Task goal -
Leave the pictures out. Return all other data exactly.
>> START Dataset extract
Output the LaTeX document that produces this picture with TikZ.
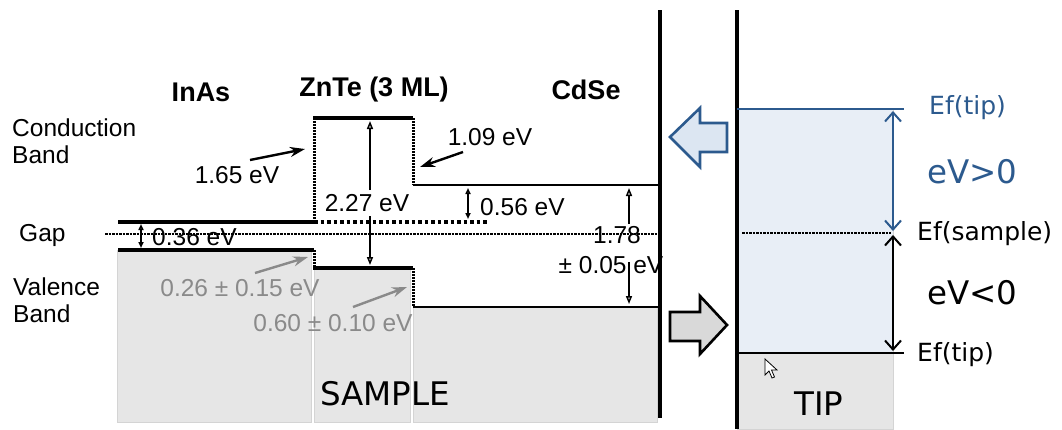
\documentclass[tikz,border=0pt]{standalone}
\usepackage{fontspec}
\setmainfont{Liberation Sans}
\newfontfamily\dv{DejaVu Sans}
\usetikzlibrary{arrows.meta}
\definecolor{boxgray}{HTML}{E6E6E6}
\definecolor{boxedge}{HTML}{D4D4D4}
\definecolor{tipblue}{HTML}{E8EEF6}
\definecolor{arrblue}{HTML}{DCE6F2}
\definecolor{linkblue}{HTML}{2C5A8E}
\definecolor{txtgray}{HTML}{8A8A8A}
\tikzset{
  level/.style={line width=4pt},
  thinlevel/.style={line width=2.8pt},
  zdots/.style={line width=3pt, dash pattern=on 1.5pt off 1.5pt},
  zdash/.style={line width=3.5pt, dash pattern=on 3.5pt off 3pt},
  gapline/.style={line width=1.1pt, dash pattern=on 2.5pt off 1pt},
  wall/.style={line width=3.5pt},
  dim/.style={line width=1.5pt, -{Triangle[open,length=8pt,width=6pt]}},
  dimboth/.style={line width=1.5pt, {Triangle[open,length=6pt,width=5pt]}-{Triangle[open,length=6pt,width=5pt]}},
  pointer/.style={line width=2.4pt, -{Stealth[length=15pt,width=10pt]}},
  gpointer/.style={line width=2.4pt, draw=txtgray, -{Stealth[length=15pt,width=10pt]}},
  lab/.style={inner sep=0pt, font=\fontsize{24.5}{27}\selectfont},
  glab/.style={lab, text=txtgray},
  head/.style={inner sep=0pt, font=\fontsize{27}{30}\selectfont\bfseries},
  dvlab/.style={inner sep=0pt, font=\dv\fontsize{25}{28}\selectfont},
  dvbig/.style={inner sep=0pt, font=\dv\fontsize{32.5}{36}\selectfont},
  barbs/.style={line width=1.5pt, {Straight Barb[length=9pt,width=16pt,line width=2pt]}-{Straight Barb[length=9pt,width=16pt,line width=2pt]}},
}
\begin{document}
\begin{tikzpicture}[x=1pt,y=-1pt]
\useasboundingbox (0,0) rectangle (1062,429);
% gray sample boxes
\fill[boxgray, draw=boxedge, line width=1pt] (117,250) rectangle (311,422);
\fill[boxgray, draw=boxedge, line width=1pt] (314,268) rectangle (410,422);
\fill[boxgray, draw=boxedge, line width=1pt] (413,307) rectangle (657,422);
% tip boxes
\fill[tipblue, draw=boxedge, line width=1pt] (737,108) rectangle (893,353);
\fill[boxgray, draw=boxedge, line width=1pt] (737,353) rectangle (893,429);

% coordinates
\coordinate (iCl) at (118,222); \coordinate (iCr) at (314,222);
\coordinate (iVl) at (118,250); \coordinate (iVr) at (314,250);
\coordinate (zCl) at (314,118); \coordinate (zCr) at (413,118);
\coordinate (zVl) at (314,268); \coordinate (zVr) at (413,268);
\coordinate (cCl) at (413,185); \coordinate (cCr) at (659,185);
\coordinate (cVl) at (413,307); \coordinate (cVr) at (659,307);
\coordinate (zDe) at (487,222);
\coordinate (gapL) at (105,234); \coordinate (gapR) at (660,234);
\coordinate (tgapL) at (742,233); \coordinate (tgapR) at (891,233);
\coordinate (sTop) at (660,10); \coordinate (sBot) at (660,418);
\coordinate (tTop) at (737,10); \coordinate (tBot) at (737,429);
\coordinate (efTl) at (737,109); \coordinate (efTr) at (904,109);
\coordinate (efBl) at (737,353); \coordinate (efBr) at (904,353);

% dotted lines
\draw[gapline] (gapL) -- (gapR);
\draw[gapline] (tgapL) -- (tgapR);
\draw[zdots] (zCl) -- (iCr);
\draw[zdots] (iVr) -- (zVl);
\draw[zdots] (zCr) -- (cCl);
\draw[zdots] (zVr) -- (cVl);
\draw[zdash] (iCr) -- (zDe);

% band levels
\draw[level] (iCl) -- (iCr);
\draw[level] (iVl) -- (iVr);
\draw[level] ([xshift=-1pt]zCl) -- (zCr);
\draw[level] ([xshift=-1pt]zVl) -- (zVr);
\draw[thinlevel] (cCl) -- (cCr);
\draw[thinlevel] (cVl) -- (cVr);

% walls
\draw[wall] (sTop) -- (sBot);
\draw[wall] (tTop) -- (tBot);

% Fermi levels of tip
\draw[line width=2.5pt, draw=linkblue] (efTl) -- (efTr);
\draw[line width=2.5pt] (efBl) -- (efBr);

% headers
\node[head] (hInAs) at (201,92) {InAs};
\node[head] (hZnTe) at (374,90) {ZnTe (3 ML)};
\node[head] (hCdSe) at (586,90) {CdSe};

% left labels
\node[lab, align=left, anchor=west] (lCB) at (12,141) {Conduction\\Band};
\node[lab, anchor=west] (lGap) at (19,235) {Gap};
\node[lab, align=left, anchor=west] (lVB) at (13,300) {Valence\\Band};

% dimension labels
\node[lab, anchor=west] (t036) at (152,237) {0.36 eV};
\draw[dimboth] (141,224) -- (141,248);

\node[lab] (t227) at (367,203) {2.27 eV};
\draw[dim] (370,190) -- (370,121);
\draw[dim] (370,216) -- (370,265);

\node[lab, anchor=west] (t056) at (480,207) {0.56 eV};
\draw[dimboth] (468,188) -- (468,219);

\node[lab] (t178a) at (617,235) {1.78};
\node[lab] (t178b) at (611,265) {± 0.05 eV};
\draw[dim] (629,224) -- (629,188);
\draw[dim] (629,262) -- (629,304);

\node[lab] (t165) at (237,175) {1.65 eV};
\coordinate (p165) at (305,149);
\draw[pointer] (250,160) -- (p165);

\node[lab] (t109) at (490,137) {1.09 eV};
\coordinate (p109) at (420,167);
\draw[pointer] (463,152) -- (p109);

\node[glab] (t026) at (240,288) {0.26 ± 0.15 eV};
\coordinate (p026) at (308,257);
\draw[gpointer] (255,273) -- (p026);

\node[glab] (t060) at (333,323) {0.60 ± 0.10 eV};
\coordinate (p060) at (407,287);
\draw[gpointer] (353,307) -- (p060);

\node[dvbig] (tSample) at (385,394) {SAMPLE};
\node[dvbig] (tTip) at (819,404) {TIP};

% block arrows
\draw[line width=2.6pt, draw=linkblue, fill=arrblue, line join=miter]
  (670,137) -- (700,108) -- (700,123) -- (727,123) -- (727,152) -- (700,152) -- (700,167) -- cycle;
\draw[line width=2.6pt, fill=gray!30, line join=miter]
  (670,312) -- (700,312) -- (700,296) -- (727,325) -- (700,354) -- (700,341) -- (670,341) -- cycle;

% tip-side dimension arrows
\draw[barbs, draw=linkblue] (893,111) -- (893,231);
\draw[barbs] (893,235) -- (893,351);

% tip labels
\node[dvlab, anchor=west, text=linkblue] (lEfTip1) at (929,108) {Ef(tip)};
\node[dvbig, anchor=west, text=linkblue] (lPos) at (927,172) {eV>0};
\node[dvlab, anchor=west] (lEfS) at (917,234) {Ef(sample)};
\node[dvbig, anchor=west] (lNeg) at (927,293) {eV<0};
\node[dvlab, anchor=west] (lEfTip2) at (917,355) {Ef(tip)};

% mouse cursor
\draw[fill=white, line width=0.8pt, line join=miter]
  (765,359) -- (765,375) -- (769,371) -- (772,378) -- (774.5,377) -- (771.5,370) -- (777,370) -- cycle;
\end{tikzpicture}
\end{document}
>> END Dataset extract
Expected output -
Output the LaTeX document that produces this picture with TikZ.
\documentclass[tikz,border=0pt]{standalone}
\usepackage{fontspec}
\setmainfont{Liberation Sans}
\newfontfamily\dv{DejaVu Sans}
\usetikzlibrary{arrows.meta}
\definecolor{boxgray}{HTML}{E6E6E6}
\definecolor{boxedge}{HTML}{D4D4D4}
\definecolor{tipblue}{HTML}{E8EEF6}
\definecolor{arrblue}{HTML}{DCE6F2}
\definecolor{linkblue}{HTML}{2C5A8E}
\definecolor{txtgray}{HTML}{8A8A8A}
\tikzset{
  level/.style={line width=4pt},
  thinlevel/.style={line width=2.8pt},
  zdots/.style={line width=3pt, dash pattern=on 1.5pt off 1.5pt},
  zdash/.style={line width=3.5pt, dash pattern=on 3.5pt off 3pt},
  gapline/.style={line width=1.1pt, dash pattern=on 2.5pt off 1pt},
  wall/.style={line width=3.5pt},
  dim/.style={line width=1.5pt, -{Triangle[open,length=8pt,width=6pt]}},
  dimboth/.style={line width=1.5pt, {Triangle[open,length=6pt,width=5pt]}-{Triangle[open,length=6pt,width=5pt]}},
  pointer/.style={line width=2.4pt, -{Stealth[length=15pt,width=10pt]}},
  gpointer/.style={line width=2.4pt, draw=txtgray, -{Stealth[length=15pt,width=10pt]}},
  lab/.style={inner sep=0pt, font=\fontsize{24.5}{27}\selectfont},
  glab/.style={lab, text=txtgray},
  head/.style={inner sep=0pt, font=\fontsize{27}{30}\selectfont\bfseries},
  dvlab/.style={inner sep=0pt, font=\dv\fontsize{25}{28}\selectfont},
  dvbig/.style={inner sep=0pt, font=\dv\fontsize{32.5}{36}\selectfont},
  barbs/.style={line width=1.5pt, {Straight Barb[length=9pt,width=16pt,line width=2pt]}-{Straight Barb[length=9pt,width=16pt,line width=2pt]}},
}
\begin{document}
\begin{tikzpicture}[x=1pt,y=-1pt]
\useasboundingbox (0,0) rectangle (1062,429);
% gray sample boxes
\fill[boxgray, draw=boxedge, line width=1pt] (117,250) rectangle (311,422);
\fill[boxgray, draw=boxedge, line width=1pt] (314,268) rectangle (410,422);
\fill[boxgray, draw=boxedge, line width=1pt] (413,307) rectangle (657,422);
% tip boxes
\fill[tipblue, draw=boxedge, line width=1pt] (737,108) rectangle (893,353);
\fill[boxgray, draw=boxedge, line width=1pt] (737,353) rectangle (893,429);

% coordinates
\coordinate (iCl) at (118,222); \coordinate (iCr) at (314,222);
\coordinate (iVl) at (118,250); \coordinate (iVr) at (314,250);
\coordinate (zCl) at (314,118); \coordinate (zCr) at (413,118);
\coordinate (zVl) at (314,268); \coordinate (zVr) at (413,268);
\coordinate (cCl) at (413,185); \coordinate (cCr) at (659,185);
\coordinate (cVl) at (413,307); \coordinate (cVr) at (659,307);
\coordinate (zDe) at (487,222);
\coordinate (gapL) at (105,234); \coordinate (gapR) at (660,234);
\coordinate (tgapL) at (742,233); \coordinate (tgapR) at (891,233);
\coordinate (sTop) at (660,10); \coordinate (sBot) at (660,418);
\coordinate (tTop) at (737,10); \coordinate (tBot) at (737,429);
\coordinate (efTl) at (737,109); \coordinate (efTr) at (904,109);
\coordinate (efBl) at (737,353); \coordinate (efBr) at (904,353);

% dotted lines
\draw[gapline] (gapL) -- (gapR);
\draw[gapline] (tgapL) -- (tgapR);
\draw[zdots] (zCl) -- (iCr);
\draw[zdots] (iVr) -- (zVl);
\draw[zdots] (zCr) -- (cCl);
\draw[zdots] (zVr) -- (cVl);
\draw[zdash] (iCr) -- (zDe);

% band levels
\draw[level] (iCl) -- (iCr);
\draw[level] (iVl) -- (iVr);
\draw[level] ([xshift=-1pt]zCl) -- (zCr);
\draw[level] ([xshift=-1pt]zVl) -- (zVr);
\draw[thinlevel] (cCl) -- (cCr);
\draw[thinlevel] (cVl) -- (cVr);

% walls
\draw[wall] (sTop) -- (sBot);
\draw[wall] (tTop) -- (tBot);

% Fermi levels of tip
\draw[line width=2.5pt, draw=linkblue] (efTl) -- (efTr);
\draw[line width=2.5pt] (efBl) -- (efBr);

% headers
\node[head] (hInAs) at (201,92) {InAs};
\node[head] (hZnTe) at (374,90) {ZnTe (3 ML)};
\node[head] (hCdSe) at (586,90) {CdSe};

% left labels
\node[lab, align=left, anchor=west] (lCB) at (12,141) {Conduction\\Band};
\node[lab, anchor=west] (lGap) at (19,235) {Gap};
\node[lab, align=left, anchor=west] (lVB) at (13,300) {Valence\\Band};

% dimension labels
\node[lab, anchor=west] (t036) at (152,237) {0.36 eV};
\draw[dimboth] (141,224) -- (141,248);

\node[lab] (t227) at (367,203) {2.27 eV};
\draw[dim] (370,190) -- (370,121);
\draw[dim] (370,216) -- (370,265);

\node[lab, anchor=west] (t056) at (480,207) {0.56 eV};
\draw[dimboth] (468,188) -- (468,219);

\node[lab] (t178a) at (617,235) {1.78};
\node[lab] (t178b) at (611,265) {± 0.05 eV};
\draw[dim] (629,224) -- (629,188);
\draw[dim] (629,262) -- (629,304);

\node[lab] (t165) at (237,175) {1.65 eV};
\coordinate (p165) at (305,149);
\draw[pointer] (250,160) -- (p165);

\node[lab] (t109) at (490,137) {1.09 eV};
\coordinate (p109) at (420,167);
\draw[pointer] (463,152) -- (p109);

\node[glab] (t026) at (240,288) {0.26 ± 0.15 eV};
\coordinate (p026) at (308,257);
\draw[gpointer] (255,273) -- (p026);

\node[glab] (t060) at (333,323) {0.60 ± 0.10 eV};
\coordinate (p060) at (407,287);
\draw[gpointer] (353,307) -- (p060);

\node[dvbig] (tSample) at (385,394) {SAMPLE};
\node[dvbig] (tTip) at (819,404) {TIP};

% block arrows
\draw[line width=2.6pt, draw=linkblue, fill=arrblue, line join=miter]
  (670,137) -- (700,108) -- (700,123) -- (727,123) -- (727,152) -- (700,152) -- (700,167) -- cycle;
\draw[line width=2.6pt, fill=gray!30, line join=miter]
  (670,312) -- (700,312) -- (700,296) -- (727,325) -- (700,354) -- (700,341) -- (670,341) -- cycle;

% tip-side dimension arrows
\draw[barbs, draw=linkblue] (893,111) -- (893,231);
\draw[barbs] (893,235) -- (893,351);

% tip labels
\node[dvlab, anchor=west, text=linkblue] (lEfTip1) at (929,108) {Ef(tip)};
\node[dvbig, anchor=west, text=linkblue] (lPos) at (927,172) {eV>0};
\node[dvlab, anchor=west] (lEfS) at (917,234) {Ef(sample)};
\node[dvbig, anchor=west] (lNeg) at (927,293) {eV<0};
\node[dvlab, anchor=west] (lEfTip2) at (917,355) {Ef(tip)};

% mouse cursor
\draw[fill=white, line width=0.8pt, line join=miter]
  (765,359) -- (765,375) -- (769,371) -- (772,378) -- (774.5,377) -- (771.5,370) -- (777,370) -- cycle;
\end{tikzpicture}
\end{document}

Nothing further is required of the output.